He said he often looked after Lachlan and loved teaching him how to jump and catch things and letting him pretend to play PlayStation with a disconnected controller.
Simpkins asked Scott why, if he loved Lachie so much, he went to bed rather than assisting with the search.
“I went to bed because I thought they would find him, I did not think something like this would happen,” said Scott.
When asked about his decision to smoke cannabis in the hours after Lachie had been found dead, Scott told the inquest he would have “done anything to cope with the devastation of losing his little brother”.
Simpkins raised a worksheet from a police victim support person who visited the brothers the day after Lachie’s death, stating they “just brushed it off”.

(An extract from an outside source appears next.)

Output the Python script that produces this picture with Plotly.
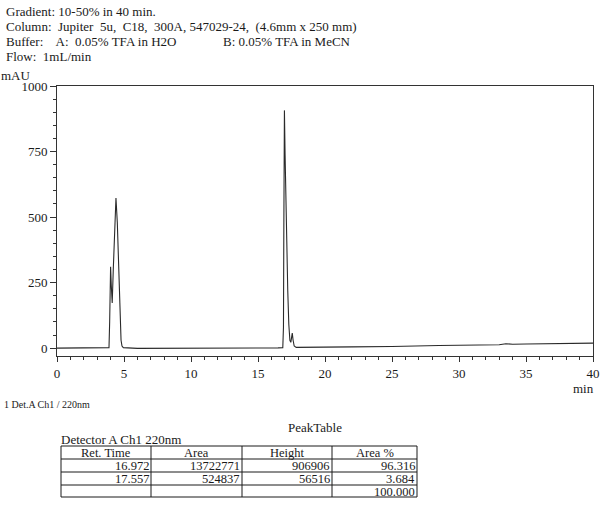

Scott told the inquest he was not interested in speaking to them as they were a stranger and he only wanted support from family and friends “not some random person”.

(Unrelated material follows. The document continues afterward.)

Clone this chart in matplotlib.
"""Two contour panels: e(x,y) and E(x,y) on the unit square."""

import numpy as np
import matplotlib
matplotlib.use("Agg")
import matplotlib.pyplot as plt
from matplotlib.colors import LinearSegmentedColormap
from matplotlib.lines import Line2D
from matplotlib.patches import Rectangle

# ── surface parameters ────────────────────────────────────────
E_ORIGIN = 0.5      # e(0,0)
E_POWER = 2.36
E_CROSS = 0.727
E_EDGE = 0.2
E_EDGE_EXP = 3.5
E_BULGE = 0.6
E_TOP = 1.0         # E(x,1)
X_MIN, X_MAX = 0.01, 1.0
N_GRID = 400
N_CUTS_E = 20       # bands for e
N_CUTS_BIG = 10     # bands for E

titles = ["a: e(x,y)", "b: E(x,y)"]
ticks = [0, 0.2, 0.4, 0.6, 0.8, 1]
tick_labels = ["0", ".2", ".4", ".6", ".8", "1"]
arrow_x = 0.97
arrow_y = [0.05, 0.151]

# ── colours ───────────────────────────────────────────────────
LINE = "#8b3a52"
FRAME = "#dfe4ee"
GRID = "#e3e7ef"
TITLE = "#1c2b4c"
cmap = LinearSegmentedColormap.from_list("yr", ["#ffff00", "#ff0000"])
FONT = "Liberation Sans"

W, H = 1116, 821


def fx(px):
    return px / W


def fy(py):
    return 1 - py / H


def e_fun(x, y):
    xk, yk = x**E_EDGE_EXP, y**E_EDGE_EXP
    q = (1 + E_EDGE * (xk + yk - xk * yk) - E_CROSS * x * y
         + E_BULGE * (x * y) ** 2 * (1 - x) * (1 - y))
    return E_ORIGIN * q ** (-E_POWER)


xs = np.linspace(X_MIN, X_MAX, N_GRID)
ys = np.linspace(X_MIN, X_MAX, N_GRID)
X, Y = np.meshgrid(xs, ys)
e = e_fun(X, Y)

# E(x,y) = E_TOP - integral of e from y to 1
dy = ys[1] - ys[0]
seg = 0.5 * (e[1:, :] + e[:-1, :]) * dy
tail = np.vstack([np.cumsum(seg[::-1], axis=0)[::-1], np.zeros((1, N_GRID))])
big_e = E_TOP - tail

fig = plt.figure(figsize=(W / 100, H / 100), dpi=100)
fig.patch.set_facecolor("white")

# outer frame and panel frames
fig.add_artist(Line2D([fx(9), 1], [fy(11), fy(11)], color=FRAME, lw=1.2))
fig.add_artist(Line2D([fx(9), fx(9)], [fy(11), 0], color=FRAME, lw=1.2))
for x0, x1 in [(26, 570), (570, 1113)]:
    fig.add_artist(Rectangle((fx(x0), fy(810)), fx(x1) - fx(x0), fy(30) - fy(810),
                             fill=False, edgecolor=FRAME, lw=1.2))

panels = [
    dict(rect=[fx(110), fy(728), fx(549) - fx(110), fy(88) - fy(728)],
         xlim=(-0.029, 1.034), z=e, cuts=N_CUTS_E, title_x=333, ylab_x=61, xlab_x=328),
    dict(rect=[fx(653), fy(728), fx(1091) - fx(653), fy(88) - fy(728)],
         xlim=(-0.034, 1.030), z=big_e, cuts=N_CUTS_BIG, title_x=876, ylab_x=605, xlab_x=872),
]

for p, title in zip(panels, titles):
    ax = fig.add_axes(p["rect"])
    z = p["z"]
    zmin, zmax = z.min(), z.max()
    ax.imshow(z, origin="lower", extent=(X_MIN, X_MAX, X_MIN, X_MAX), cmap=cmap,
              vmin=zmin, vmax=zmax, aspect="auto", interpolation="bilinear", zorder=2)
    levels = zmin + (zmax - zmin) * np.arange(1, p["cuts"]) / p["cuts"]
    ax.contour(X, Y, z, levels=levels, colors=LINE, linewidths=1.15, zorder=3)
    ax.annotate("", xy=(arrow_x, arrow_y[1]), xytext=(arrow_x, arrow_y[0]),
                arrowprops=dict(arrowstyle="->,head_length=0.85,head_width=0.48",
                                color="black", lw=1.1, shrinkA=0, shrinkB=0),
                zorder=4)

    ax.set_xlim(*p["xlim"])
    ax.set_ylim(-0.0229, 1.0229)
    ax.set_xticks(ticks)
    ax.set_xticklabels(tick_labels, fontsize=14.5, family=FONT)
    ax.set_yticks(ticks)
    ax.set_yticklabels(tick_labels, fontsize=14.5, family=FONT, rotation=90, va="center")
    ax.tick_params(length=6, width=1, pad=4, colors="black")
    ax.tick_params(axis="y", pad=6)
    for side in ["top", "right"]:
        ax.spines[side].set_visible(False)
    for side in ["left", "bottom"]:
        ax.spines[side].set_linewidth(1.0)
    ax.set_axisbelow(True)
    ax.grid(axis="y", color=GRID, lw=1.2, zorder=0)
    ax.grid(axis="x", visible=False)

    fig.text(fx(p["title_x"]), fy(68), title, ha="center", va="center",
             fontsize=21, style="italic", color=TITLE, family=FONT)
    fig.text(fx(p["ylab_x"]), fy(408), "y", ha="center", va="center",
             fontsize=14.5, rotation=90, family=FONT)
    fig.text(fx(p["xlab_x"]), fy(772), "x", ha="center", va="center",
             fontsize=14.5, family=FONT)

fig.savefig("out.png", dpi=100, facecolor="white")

“Would you want to speak to someone that you didn’t know after you had just lost a little brother? Of course, I didn’t want to speak to her.

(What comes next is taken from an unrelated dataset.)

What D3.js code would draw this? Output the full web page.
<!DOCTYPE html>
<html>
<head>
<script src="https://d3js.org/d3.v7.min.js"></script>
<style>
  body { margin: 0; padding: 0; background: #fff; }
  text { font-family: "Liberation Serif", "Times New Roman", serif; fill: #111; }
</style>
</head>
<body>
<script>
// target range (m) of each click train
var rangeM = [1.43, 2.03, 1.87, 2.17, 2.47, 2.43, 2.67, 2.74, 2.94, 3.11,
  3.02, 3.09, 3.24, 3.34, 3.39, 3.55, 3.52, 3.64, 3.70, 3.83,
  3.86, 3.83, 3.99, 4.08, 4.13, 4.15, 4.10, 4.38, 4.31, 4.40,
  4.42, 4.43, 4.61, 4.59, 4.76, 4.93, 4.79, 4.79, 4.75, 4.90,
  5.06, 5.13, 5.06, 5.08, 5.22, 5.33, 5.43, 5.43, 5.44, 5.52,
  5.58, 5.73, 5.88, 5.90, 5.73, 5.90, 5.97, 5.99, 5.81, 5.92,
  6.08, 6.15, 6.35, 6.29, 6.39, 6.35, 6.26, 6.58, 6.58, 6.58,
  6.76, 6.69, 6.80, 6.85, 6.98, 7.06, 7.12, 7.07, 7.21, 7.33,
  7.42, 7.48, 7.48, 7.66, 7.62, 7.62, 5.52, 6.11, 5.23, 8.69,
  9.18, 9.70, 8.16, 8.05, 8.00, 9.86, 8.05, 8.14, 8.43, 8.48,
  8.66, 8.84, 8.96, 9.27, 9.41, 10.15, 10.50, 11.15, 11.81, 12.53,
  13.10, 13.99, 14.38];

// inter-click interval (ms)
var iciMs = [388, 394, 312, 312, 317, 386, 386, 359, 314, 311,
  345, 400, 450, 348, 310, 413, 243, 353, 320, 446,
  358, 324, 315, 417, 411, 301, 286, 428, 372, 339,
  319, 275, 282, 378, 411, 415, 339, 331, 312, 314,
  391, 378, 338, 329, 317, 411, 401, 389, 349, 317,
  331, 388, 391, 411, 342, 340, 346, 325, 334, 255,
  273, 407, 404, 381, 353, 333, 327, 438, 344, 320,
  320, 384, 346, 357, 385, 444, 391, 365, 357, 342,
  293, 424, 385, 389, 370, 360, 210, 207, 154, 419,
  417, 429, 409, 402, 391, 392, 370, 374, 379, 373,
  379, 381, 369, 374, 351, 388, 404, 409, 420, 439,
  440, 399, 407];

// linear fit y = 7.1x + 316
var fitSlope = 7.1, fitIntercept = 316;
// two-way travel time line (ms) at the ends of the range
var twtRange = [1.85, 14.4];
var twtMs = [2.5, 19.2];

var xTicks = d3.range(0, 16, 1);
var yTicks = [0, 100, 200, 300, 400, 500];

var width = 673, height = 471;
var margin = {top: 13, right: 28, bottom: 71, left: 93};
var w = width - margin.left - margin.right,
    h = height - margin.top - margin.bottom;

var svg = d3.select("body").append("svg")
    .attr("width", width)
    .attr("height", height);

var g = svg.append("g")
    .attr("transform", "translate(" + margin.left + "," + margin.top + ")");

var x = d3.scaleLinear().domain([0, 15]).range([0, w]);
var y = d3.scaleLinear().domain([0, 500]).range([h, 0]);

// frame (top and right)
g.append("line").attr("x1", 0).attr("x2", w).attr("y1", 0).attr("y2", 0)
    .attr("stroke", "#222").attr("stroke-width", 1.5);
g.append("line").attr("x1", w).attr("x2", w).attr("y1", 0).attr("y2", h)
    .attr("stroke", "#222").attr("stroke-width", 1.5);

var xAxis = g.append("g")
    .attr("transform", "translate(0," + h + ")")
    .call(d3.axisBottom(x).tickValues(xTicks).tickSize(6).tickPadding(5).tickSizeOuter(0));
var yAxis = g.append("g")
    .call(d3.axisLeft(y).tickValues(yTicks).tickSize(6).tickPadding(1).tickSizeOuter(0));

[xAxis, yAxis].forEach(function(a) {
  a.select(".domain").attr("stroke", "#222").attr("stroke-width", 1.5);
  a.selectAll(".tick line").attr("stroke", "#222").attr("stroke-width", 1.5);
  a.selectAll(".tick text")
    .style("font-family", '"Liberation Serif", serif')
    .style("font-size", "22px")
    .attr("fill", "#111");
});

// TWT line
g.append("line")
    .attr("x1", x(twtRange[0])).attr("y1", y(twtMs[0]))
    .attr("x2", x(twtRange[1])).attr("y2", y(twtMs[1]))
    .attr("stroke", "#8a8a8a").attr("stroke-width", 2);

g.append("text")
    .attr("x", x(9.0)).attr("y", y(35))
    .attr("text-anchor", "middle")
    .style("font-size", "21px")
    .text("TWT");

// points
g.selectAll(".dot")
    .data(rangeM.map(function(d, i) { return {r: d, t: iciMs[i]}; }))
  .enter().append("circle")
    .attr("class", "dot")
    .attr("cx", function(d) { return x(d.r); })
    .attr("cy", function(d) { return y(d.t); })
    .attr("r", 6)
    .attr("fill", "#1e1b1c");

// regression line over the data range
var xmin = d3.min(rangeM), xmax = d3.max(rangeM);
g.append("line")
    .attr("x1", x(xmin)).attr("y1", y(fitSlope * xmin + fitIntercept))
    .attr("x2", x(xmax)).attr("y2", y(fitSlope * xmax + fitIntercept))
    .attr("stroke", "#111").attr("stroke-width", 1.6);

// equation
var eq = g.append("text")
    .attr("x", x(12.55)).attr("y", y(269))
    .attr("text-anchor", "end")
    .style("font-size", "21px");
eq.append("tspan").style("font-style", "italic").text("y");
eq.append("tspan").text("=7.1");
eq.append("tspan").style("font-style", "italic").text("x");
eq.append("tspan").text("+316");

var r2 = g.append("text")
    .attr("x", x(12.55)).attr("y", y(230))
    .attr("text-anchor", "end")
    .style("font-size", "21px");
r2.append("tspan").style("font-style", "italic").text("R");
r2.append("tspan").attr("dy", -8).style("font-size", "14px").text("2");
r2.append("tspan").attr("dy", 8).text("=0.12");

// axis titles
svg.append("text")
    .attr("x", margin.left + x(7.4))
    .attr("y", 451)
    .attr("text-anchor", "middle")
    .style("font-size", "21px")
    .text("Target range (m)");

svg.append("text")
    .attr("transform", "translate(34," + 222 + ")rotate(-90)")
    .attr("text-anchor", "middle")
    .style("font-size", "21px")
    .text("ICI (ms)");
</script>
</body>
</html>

“I had plenty of support around me without speaking to them.”
The evening of Lachlan’s death, Officer made two calls to Scott that he answered, the first to say Lachie was missing and the second asking him for the number to contact police.
He told the inquest his mother was “extremely capable”, and did all the housework, cooking and cleaning – prompting Simpkins to ask why she needed to ask him what the emergency number was.
She told the inquest she trusted the mother’s version of events, and a statement she had previously made to police alleging the mother said “Lachie had done her a favour” was taken out of context.
After returning from Slope Point around 7.30pm, she sat down to watch television.
Sometime later, Thurston told the inquest she heard Officer telling Lachie to knock on the door and could hear the preschooler with her.
“I could hear Lachlan moving around in the washhouse area and [her] trying to keep hold of him.”
She did not hear him talking, she said.
“Would you accept there’s nothing in that statement that you provided to police at that first opportunity that indicates that you could hear Lachie, except for that tapping at the door?” asked Simpkins..
“Well, she didn’t ask me anything else. I usually take for gospel what people ask me,” she said.
She later told counsel, to assist the coroner Simon Mount, KC, that her television was on at the time but she was 99 per cent sure the noises she heard were Lachie.
Simpkins alleged in a statement Thurston made to police, that Officer had said the day after the boy’s death: “Lachie has done me a favour.”
Thurston said this was taken out of context, as Officer was frustrated at Paul Jones at the time. She said Officer meant Lachie had foreseen her future with Paul, and she no longer had a connection to him.
Thurston told the inquest what happened to Lachie was “a tragic accident, and that he drowned”.